§ Stored items:
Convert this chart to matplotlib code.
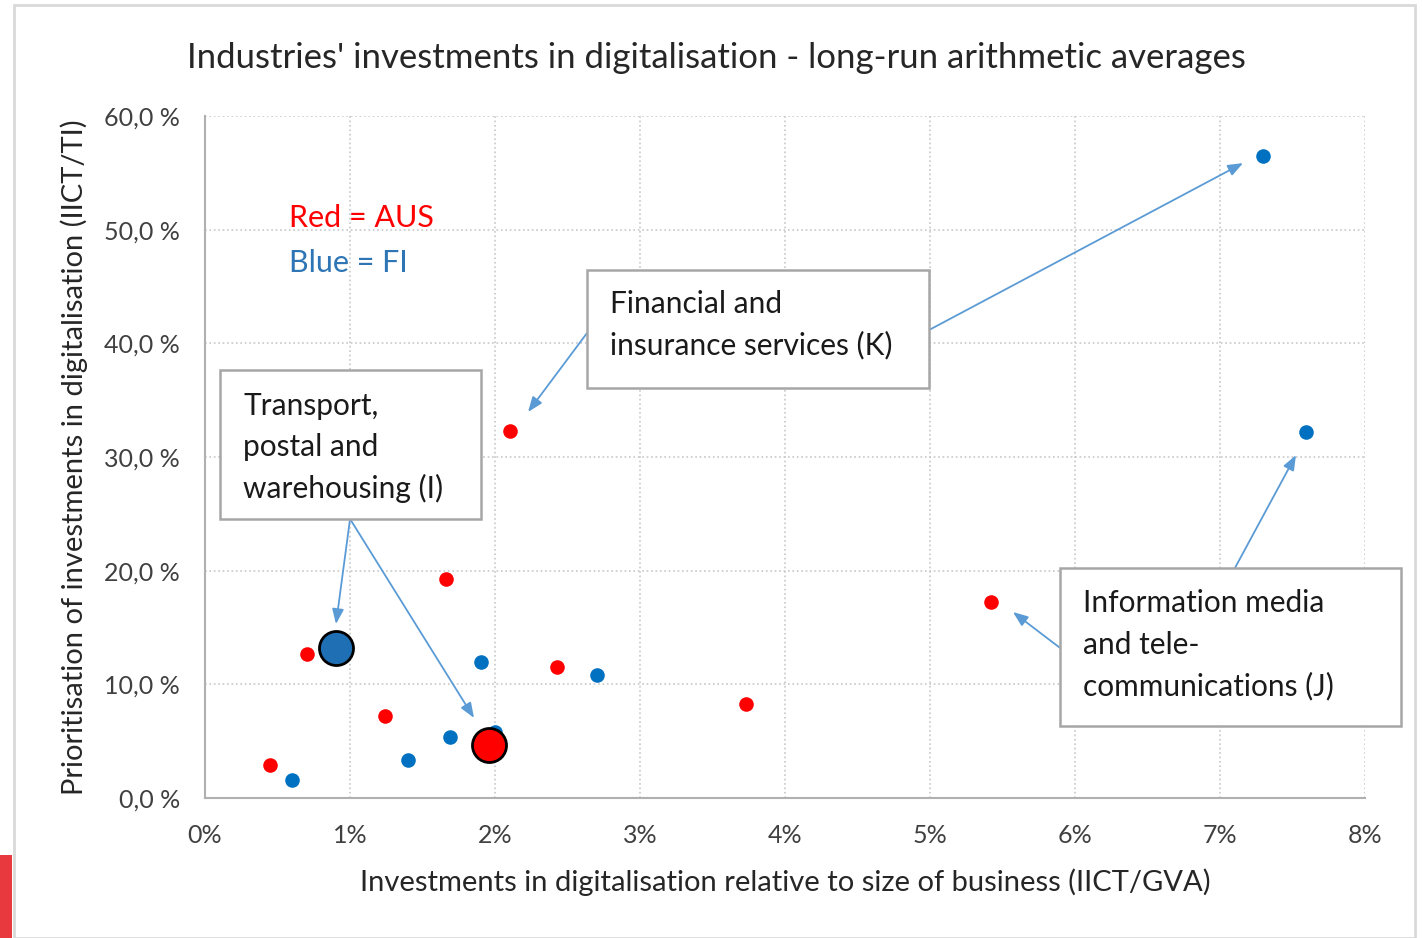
import matplotlib.pyplot as plt
from matplotlib.patches import Rectangle
from matplotlib.ticker import FuncFormatter

plt.rcParams['font.family'] = ['Lato', 'DejaVu Sans']

# data (x = IICT/GVA in %, y = IICT/TI in %)
aus_x = [0.45, 0.70, 1.24, 1.66, 2.10, 2.43, 3.73, 5.42]
aus_y = [2.9, 12.7, 7.2, 19.3, 32.3, 11.5, 8.3, 17.2]
fi_x = [0.60, 1.40, 1.69, 1.90, 2.00, 2.70, 7.30, 7.59]
fi_y = [1.6, 3.3, 5.4, 12.0, 5.8, 10.8, 56.5, 32.2]
# highlighted transport industry (I)
aus_big = (1.96, 4.7)
fi_big = (0.90, 13.2)

xticks = [0, 1, 2, 3, 4, 5, 6, 7, 8]
yticks = [0, 10, 20, 30, 40, 50, 60]

red = '#ff0000'
blue = '#0070c0'
arrow_c = '#5b9bd5'

fig = plt.figure(figsize=(14.22, 9.38), dpi=100)
ax = fig.add_axes([0.1442, 0.1493, 0.8157, 0.727])

ax.scatter(aus_x, aus_y, s=110, color=red, zorder=3, linewidths=0)
ax.scatter(fi_x, fi_y, s=110, color=blue, zorder=3, linewidths=0)
ax.scatter([fi_big[0]], [fi_big[1]], s=600, color='#1f6fb5', edgecolors='black', linewidths=2, zorder=4)
ax.scatter([aus_big[0]], [aus_big[1]], s=600, color=red, edgecolors='black', linewidths=2, zorder=4)

ax.set_xlim(0, 8)
ax.set_ylim(0, 60)
ax.set_xticks(xticks)
ax.set_yticks(yticks)
ax.xaxis.set_major_formatter(FuncFormatter(lambda v, p: '%d%%' % v))
ax.yaxis.set_major_formatter(FuncFormatter(lambda v, p: ('%.1f' % v).replace('.', ',') + ' %'))
ax.tick_params(length=0, labelsize=18, colors='#404040')
ax.tick_params(axis='x', pad=19)
ax.tick_params(axis='y', pad=18)
ax.grid(True, color='#c8c8c8', linestyle=':', linewidth=1.2)
for s in ['top', 'right']:
    ax.spines[s].set_visible(False)
for s in ['left', 'bottom']:
    ax.spines[s].set_color('#b0b0b0')
    ax.spines[s].set_linewidth(1.5)
ax.set_axisbelow(True)

ax.set_xlabel('Investments in digitalisation relative to size of business (IICT/GVA)', fontsize=21, color='#262626', labelpad=15)
ax.set_ylabel('Prioritisation of investments in digitalisation (IICT/TI)', fontsize=21, color='#262626', labelpad=12)
fig.text(0.5035, 0.938, "Industries' investments in digitalisation - long-run arithmetic averages",
         ha='center', va='center', fontsize=25, color='#262626')

ax.text(0.58, 51.0, 'Red = AUS', color=red, fontsize=22, va='center')
ax.text(0.58, 47.1, 'Blue = FI', color='#2e75b6', fontsize=22, va='center')

# annotation boxes: (x0, y0, x1, y1) in data units, first text line y, text
boxes = [
    ((2.634, 36.07, 4.993, 46.45), 43.5, ['Financial and', 'insurance services (K)']),
    ((0.103, 24.55, 1.903, 37.65), 34.5, ['Transport,', 'postal and', 'warehousing (I)']),
    ((5.897, 6.33, 8.248, 20.23), 17.15, ['Information media', 'and tele-', 'communications (J)']),
]
for (x0, y0, x1, y1), ty, lines in boxes:
    ax.add_patch(Rectangle((x0, y0), x1 - x0, y1 - y0, facecolor='white', edgecolor='#a6a6a6',
                           linewidth=1.8, zorder=5, clip_on=False))
    for i, t in enumerate(lines):
        ax.text(x0 + 0.16, ty - 3.65 * i, t, fontsize=21.5, color='#1a1a1a',
                va='center', zorder=6, clip_on=False)

arrows = [
    ((2.634, 40.9), (2.228, 33.96)),
    ((4.993, 41.17), (7.159, 55.86)),
    ((1.0, 24.55), (0.903, 15.3)),
    ((1.0, 24.55), (1.855, 7.04)),
    ((7.103, 20.23), (7.524, 30.17)),
    ((5.897, 13.2), (5.572, 16.36)),
]
for start, end in arrows:
    ax.annotate('', xy=end, xytext=start,
                arrowprops=dict(arrowstyle='-|>,head_length=0.9,head_width=0.35', color=arrow_c,
                                linewidth=1.3, shrinkA=0, shrinkB=0), zorder=4)

# outer frame and red strip
fig.patches.append(Rectangle((14 / 1422, 0), 1401 / 1422, 933 / 938, transform=fig.transFigure,
                             fill=False, edgecolor='#d9d9d9', linewidth=2))
fig.patches.append(Rectangle((0, 0), 12 / 1422, 83 / 938, transform=fig.transFigure,
                             facecolor='#e8393f', edgecolor='none'))

fig.savefig('out.png', dpi=100)
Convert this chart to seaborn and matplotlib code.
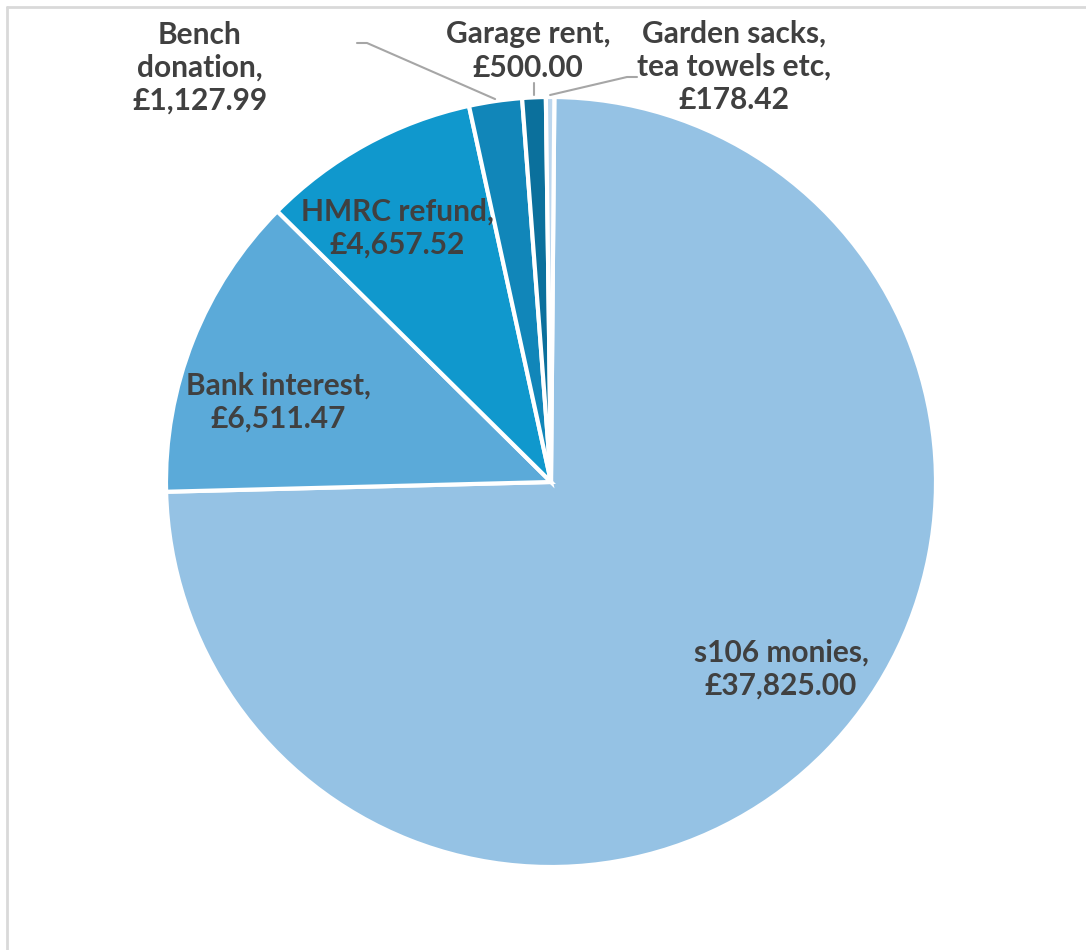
import numpy as np
import matplotlib
matplotlib.use("Agg")
import matplotlib.pyplot as plt
import seaborn as sns
from matplotlib.lines import Line2D

categories = ["s106 monies", "Bank interest", "HMRC refund", "Bench\ndonation",
              "Garage rent", "Garden sacks,\ntea towels etc"]
values = [37825.00, 6511.47, 4657.52, 1127.99, 500.00, 178.42]
colors = ["#95C2E4", "#5BAAD9", "#1098CD", "#1186B9", "#0B709C", "#BDD7EE"]

sns.set_theme(style="white")
plt.rcParams["font.family"] = ["Lato", "DejaVu Sans"]

W, H = 1086, 950
fig = plt.figure(figsize=(W / 100, H / 100), dpi=100)
ax = fig.add_axes([0, 0, 1, 1])

cx, cy, R = 551, H - 482, 385
wedges, _ = ax.pie(values, colors=colors, startangle=89.5, counterclock=False,
                   center=(cx, cy), radius=R, frame=True,
                   wedgeprops=dict(edgecolor="white", linewidth=3))
ax.set_xlim(0, W)
ax.set_ylim(0, H)
ax.set_aspect("equal")
ax.axis("off")

def fmt(v):
    return f"£{v:,.2f}"

labels = [f"{c},\n{fmt(v)}" for c, v in zip(categories, values)]
text_pos = [(781, 669), (278, 402), (397, 228), (200, 68), (528, 51), (734, 67)]
tcol = "#404040"
for lab, (x, y) in zip(labels, text_pos):
    ax.text(x, H - y, lab, ha="center", va="center", fontsize=21.5,
            fontweight="bold", color=tcol, linespacing=1.22)

# leader lines for small slices
lc = "#A6A6A6"
def mid_point(w, rr):
    a = np.deg2rad((w.theta1 + w.theta2) / 2)
    return cx + rr * np.cos(a), cy + rr * np.sin(a)

# Bench donation
px, py = mid_point(wedges[3], R + 2)
ax.add_line(Line2D([357, 367, px], [H - 43, H - 43, py], color=lc, lw=1.5))
# Garage rent
px, py = mid_point(wedges[4], R + 2)
ax.add_line(Line2D([px, px], [py, H - 83], color=lc, lw=1.5))
# Garden sacks
px, py = mid_point(wedges[5], R + 2)
ax.add_line(Line2D([px, 627, 637], [py, H - 77, H - 77], color=lc, lw=1.5))

# chart frame (top and left edges)
fig.add_artist(Line2D([7 / W, 1], [1 - 7 / H, 1 - 7 / H], color="#D9D9D9", lw=2,
                      transform=fig.transFigure))
fig.add_artist(Line2D([7 / W, 7 / W], [0, 1 - 7 / H], color="#D9D9D9", lw=2,
                      transform=fig.transFigure))

fig.savefig("out.png", dpi=100)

§ AIM: Would you restate, exactly and with no pictures, the lines of the entries above from the one containing "Convert this chart to seaborn" through the one containing "from matplotlib.lines import Line2D"?

§ WRITTEN ANSWER:
Convert this chart to seaborn and matplotlib code.
import numpy as np
import matplotlib
matplotlib.use("Agg")
import matplotlib.pyplot as plt
import seaborn as sns
from matplotlib.lines import Line2D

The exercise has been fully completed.